Last week, no fewer than five former treasury secretaries, Republican and Democrat, published a joint op-ed in The New York Times cheering on President Biden’s effort to raise more revenue by cracking down on tax cheats via increased resources for the IRS.
The piece, written by Tim Geithner, Jack Lew, Hank Paulson, Bob Rubin, and Larry Summers, was titled “We Ran the Treasury Department. This Is How to Fix Tax Evasion.” The piece pointed out that the government loses an estimated $600 billion a year in illegally evaded taxes that could be collected by a beefed-up IRS.
Great point. To read the piece, you’d never know that these scoundrels presided over the stripping of the IRS and its enforcement staff, while they had the power to do the opposite.
Larry Summers is famous for writing pieces implying that his views while he held power were the opposite of what they actually were, but this is a new low even for Summers. It’s also incautious, because the numbers are a matter of public record.
Under Obama, when Summers was the top economic policymaker, the IRS budget was cut by about 20 percent and its audit staff was cut by a third, to just 9,500 auditors, the lowest number since 1953, when the economy was a lot smaller and the tax code was a lot simpler.
The Times recently reported that the private equity industry, fiercely defended by Rubin and Summers, basically pays no taxes because it’s too complex for the IRS. Private equity did not exist in 1953.

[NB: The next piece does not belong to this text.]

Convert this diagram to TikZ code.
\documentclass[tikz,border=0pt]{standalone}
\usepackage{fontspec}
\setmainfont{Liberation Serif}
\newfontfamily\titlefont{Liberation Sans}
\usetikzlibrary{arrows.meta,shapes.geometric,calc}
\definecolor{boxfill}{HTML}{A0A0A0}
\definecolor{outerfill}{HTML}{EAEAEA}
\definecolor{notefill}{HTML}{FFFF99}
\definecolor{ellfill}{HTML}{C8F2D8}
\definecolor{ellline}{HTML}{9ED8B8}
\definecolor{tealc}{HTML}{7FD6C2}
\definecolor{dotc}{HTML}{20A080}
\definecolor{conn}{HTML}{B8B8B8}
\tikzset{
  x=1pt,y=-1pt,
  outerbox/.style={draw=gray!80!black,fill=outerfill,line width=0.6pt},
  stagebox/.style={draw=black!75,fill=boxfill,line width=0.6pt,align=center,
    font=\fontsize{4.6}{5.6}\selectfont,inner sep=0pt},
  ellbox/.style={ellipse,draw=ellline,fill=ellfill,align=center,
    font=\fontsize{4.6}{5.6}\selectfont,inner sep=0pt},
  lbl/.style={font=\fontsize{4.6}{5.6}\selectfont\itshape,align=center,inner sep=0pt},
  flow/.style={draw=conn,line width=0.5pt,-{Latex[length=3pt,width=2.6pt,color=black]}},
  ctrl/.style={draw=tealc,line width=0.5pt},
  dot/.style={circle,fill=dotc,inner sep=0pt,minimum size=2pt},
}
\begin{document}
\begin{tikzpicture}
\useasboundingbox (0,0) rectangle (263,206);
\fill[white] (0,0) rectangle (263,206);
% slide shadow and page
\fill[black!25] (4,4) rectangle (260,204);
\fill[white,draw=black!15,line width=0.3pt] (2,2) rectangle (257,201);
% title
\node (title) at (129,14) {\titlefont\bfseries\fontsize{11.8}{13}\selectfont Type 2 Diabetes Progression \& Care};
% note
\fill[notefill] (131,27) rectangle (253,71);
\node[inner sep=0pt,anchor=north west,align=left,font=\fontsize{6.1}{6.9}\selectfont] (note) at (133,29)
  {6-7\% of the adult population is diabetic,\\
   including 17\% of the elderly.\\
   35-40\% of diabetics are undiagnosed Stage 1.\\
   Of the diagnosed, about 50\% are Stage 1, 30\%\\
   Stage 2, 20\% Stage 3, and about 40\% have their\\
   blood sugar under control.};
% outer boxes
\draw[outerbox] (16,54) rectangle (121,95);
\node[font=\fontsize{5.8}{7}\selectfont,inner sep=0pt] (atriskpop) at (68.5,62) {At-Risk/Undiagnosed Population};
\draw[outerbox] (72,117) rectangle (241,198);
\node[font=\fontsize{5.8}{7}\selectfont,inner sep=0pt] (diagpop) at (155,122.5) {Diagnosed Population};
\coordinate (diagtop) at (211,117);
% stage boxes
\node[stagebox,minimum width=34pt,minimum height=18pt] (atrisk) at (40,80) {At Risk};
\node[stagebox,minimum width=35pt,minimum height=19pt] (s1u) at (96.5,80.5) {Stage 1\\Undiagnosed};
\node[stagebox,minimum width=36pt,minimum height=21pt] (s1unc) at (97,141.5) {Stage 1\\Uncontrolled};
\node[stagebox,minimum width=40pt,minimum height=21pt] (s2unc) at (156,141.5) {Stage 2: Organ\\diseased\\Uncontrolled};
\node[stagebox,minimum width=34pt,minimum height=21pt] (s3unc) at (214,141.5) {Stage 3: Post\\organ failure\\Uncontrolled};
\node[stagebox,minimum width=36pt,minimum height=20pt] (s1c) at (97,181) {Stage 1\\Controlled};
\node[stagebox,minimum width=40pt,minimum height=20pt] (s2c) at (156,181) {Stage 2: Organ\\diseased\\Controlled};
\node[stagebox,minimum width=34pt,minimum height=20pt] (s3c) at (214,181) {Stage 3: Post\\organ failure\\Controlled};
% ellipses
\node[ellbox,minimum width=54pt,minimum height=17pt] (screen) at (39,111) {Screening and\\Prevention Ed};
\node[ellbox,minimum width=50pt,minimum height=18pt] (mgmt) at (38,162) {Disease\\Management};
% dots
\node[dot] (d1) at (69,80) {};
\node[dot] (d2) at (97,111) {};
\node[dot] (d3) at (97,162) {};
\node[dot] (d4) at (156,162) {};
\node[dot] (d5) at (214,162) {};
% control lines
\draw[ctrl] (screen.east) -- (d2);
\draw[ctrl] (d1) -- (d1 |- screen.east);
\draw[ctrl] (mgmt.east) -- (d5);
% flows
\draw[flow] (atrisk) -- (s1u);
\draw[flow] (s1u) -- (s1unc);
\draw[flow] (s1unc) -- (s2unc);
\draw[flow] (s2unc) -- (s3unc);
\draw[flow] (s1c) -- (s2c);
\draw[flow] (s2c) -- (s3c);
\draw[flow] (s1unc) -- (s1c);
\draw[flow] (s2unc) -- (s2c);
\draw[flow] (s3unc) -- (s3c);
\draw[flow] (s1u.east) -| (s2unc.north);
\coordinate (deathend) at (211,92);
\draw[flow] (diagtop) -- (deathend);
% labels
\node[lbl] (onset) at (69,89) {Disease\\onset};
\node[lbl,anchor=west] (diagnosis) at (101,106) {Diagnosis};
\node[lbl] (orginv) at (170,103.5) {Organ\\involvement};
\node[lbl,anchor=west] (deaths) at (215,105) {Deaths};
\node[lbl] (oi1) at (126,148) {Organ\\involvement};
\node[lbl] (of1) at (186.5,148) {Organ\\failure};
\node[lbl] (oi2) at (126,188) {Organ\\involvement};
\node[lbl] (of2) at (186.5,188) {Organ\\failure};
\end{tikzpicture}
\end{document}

Even before Trump cut it further, the IRS conducted 675,000 fewer audits in 2017 than in 2010, a decline of 42 percent. During the same period of the Obama presidency, investigations of people who failed to file returns entirely dropped from 2.3 million to just 360,000. (These statistics are from an investigative piece by ProPublica, which is worth reading in its entirety.)

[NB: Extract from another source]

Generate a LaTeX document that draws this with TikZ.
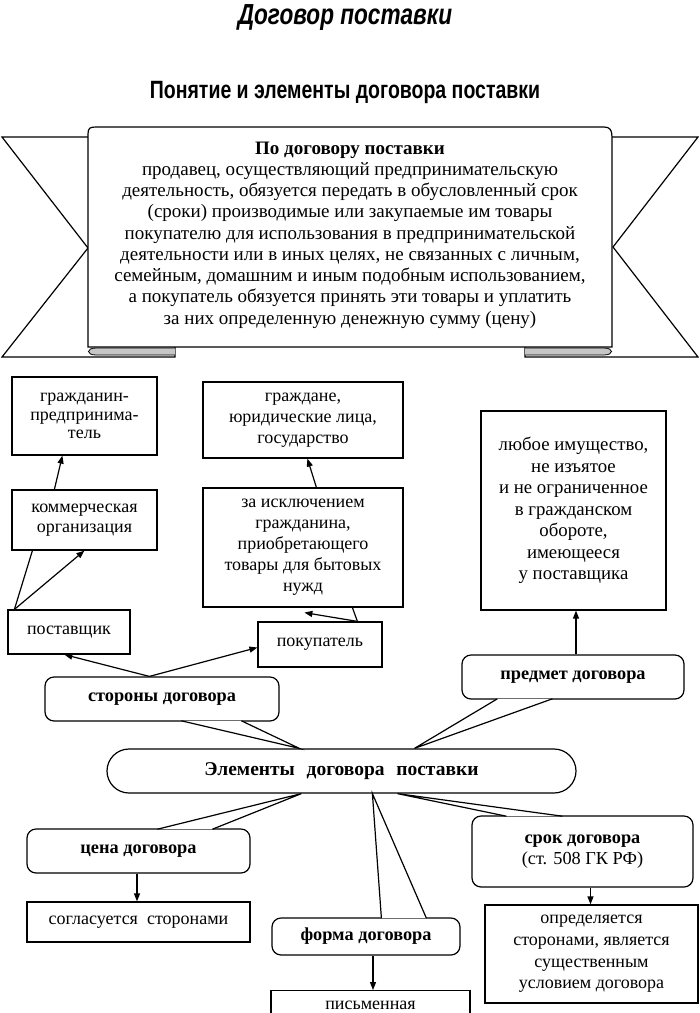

Supposedly, it was the Republican Congress, with its special animus for the IRS, that made the Democrats do it. But that alibi doesn’t wash, because the president has to agree to the budget and has no small influence in the bargaining. The same downward trend occurred under Clinton.

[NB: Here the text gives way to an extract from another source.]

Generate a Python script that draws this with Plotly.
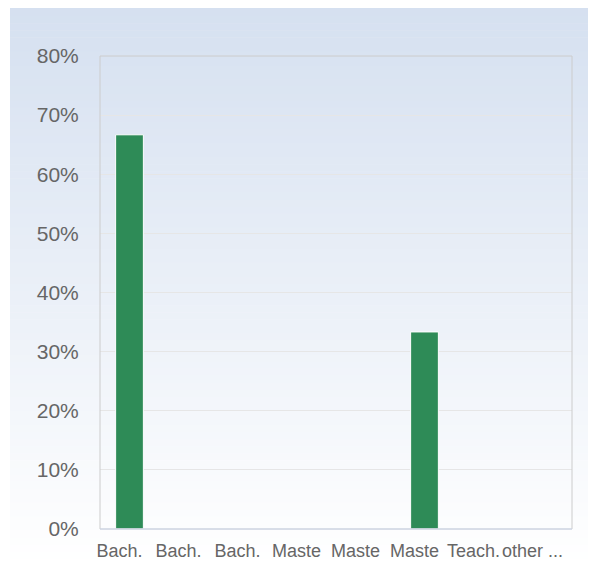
import plotly.graph_objects as go

tick_labels = ["Bach.", "Bach.", "Bach.", "Maste", "Maste", "Maste", "Teach.", "other ..."]
values = [66.67, 0, 0, 0, 0, 33.33, 0, 0]
y_ticks = [0, 10, 20, 30, 40, 50, 60, 70, 80]
y_tick_text = [f"{v}%" for v in y_ticks]

# page body has an 8px margin; figure sized to fit the window
W, H = 588, 558
L, R, T, B = 92, 24, 48, 37
pw, ph = W - L - R, H - T - B

x_pos = list(range(len(tick_labels)))

fig = go.Figure()
fig.add_trace(go.Bar(
    x=x_pos, y=values, width=0.47,
    marker=dict(color="#2e8b57", line=dict(color="#ffffff", width=1)),
    hoverinfo="skip",
))

# background gradient (figure pixels -> paper coords)
shapes = []
n = 80
top_c = (213, 224, 240)
bot_c = (255, 255, 255)
y_start, y_end = -6, H
x_start, x_end = 2, W
def px_to_paper_x(px):
    return (px - L) / pw
def px_to_paper_y(py):
    return 1 - (py - T) / ph
for i in range(n):
    f = i / (n - 1)
    c = tuple(round(top_c[k] + (bot_c[k] - top_c[k]) * f) for k in range(3))
    ya = y_start + (y_end - y_start) * i / n
    yb = y_start + (y_end - y_start) * (i + 1) / n + 0.6
    shapes.append(dict(
        type="rect", xref="paper", yref="paper", layer="below",
        x0=px_to_paper_x(x_start), x1=px_to_paper_x(x_end),
        y0=px_to_paper_y(yb), y1=px_to_paper_y(ya),
        fillcolor=f"rgb{c}", line=dict(width=0),
    ))
# plot border
shapes.append(dict(type="rect", xref="paper", yref="paper", x0=0, x1=1, y0=0, y1=1,
                   line=dict(color="#cccccc", width=1), layer="above"))
shapes.append(dict(type="line", xref="paper", yref="paper", x0=0, x1=1, y0=0, y1=0,
                   line=dict(color="#ccd6eb", width=1), layer="above"))

fig.update_layout(
    width=W, height=H,
    margin=dict(l=L, r=R, t=T, b=B),
    paper_bgcolor="#ffffff",
    plot_bgcolor="rgba(0,0,0,0)",
    showlegend=False,
    shapes=shapes,
    font=dict(family="Liberation Sans, Arial, sans-serif", color="#666666"),
    xaxis=dict(
        tickmode="array", tickvals=x_pos, ticktext=tick_labels,
        range=[-0.5, len(tick_labels) - 0.5],
        showgrid=False, zeroline=False, showline=False,
        tickfont=dict(size=18, color="#666666"),
        tickangle=0, automargin=False, ticklabelshift=-10,
        ticks="outside", ticklen=5, tickcolor="rgba(0,0,0,0)",
    ),
    yaxis=dict(
        tickmode="array", tickvals=y_ticks, ticktext=y_tick_text,
        range=[0, 80], automargin=False,
        showgrid=True, gridcolor="#e6e6e6", gridwidth=1,
        zeroline=False, showline=False,
        tickfont=dict(size=21, color="#666666"),
        ticks="outside", ticklen=16, tickcolor="rgba(0,0,0,0)",
    ),
)

fig.write_html("out.html")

Obviously, protecting the IRS was a very low priority for Clinton, Obama, and their treasury secretaries. Deregulation was what got them up in the morning.
Ever since Eisenhower’s Farewell Address warning about the influence of the military-industrial complex, former leaders occasionally get deathbed conversions and espouse policies that were the opposite of what they pursued while in office.
We don’t need these guys to join the IRS bandwagon. It’s left the station. The conversion of Rubin, Summers, et al. to the cause of tax enforcement doesn’t even rise to better-late-than-never. It’s rank hypocrisy, and entirely in character.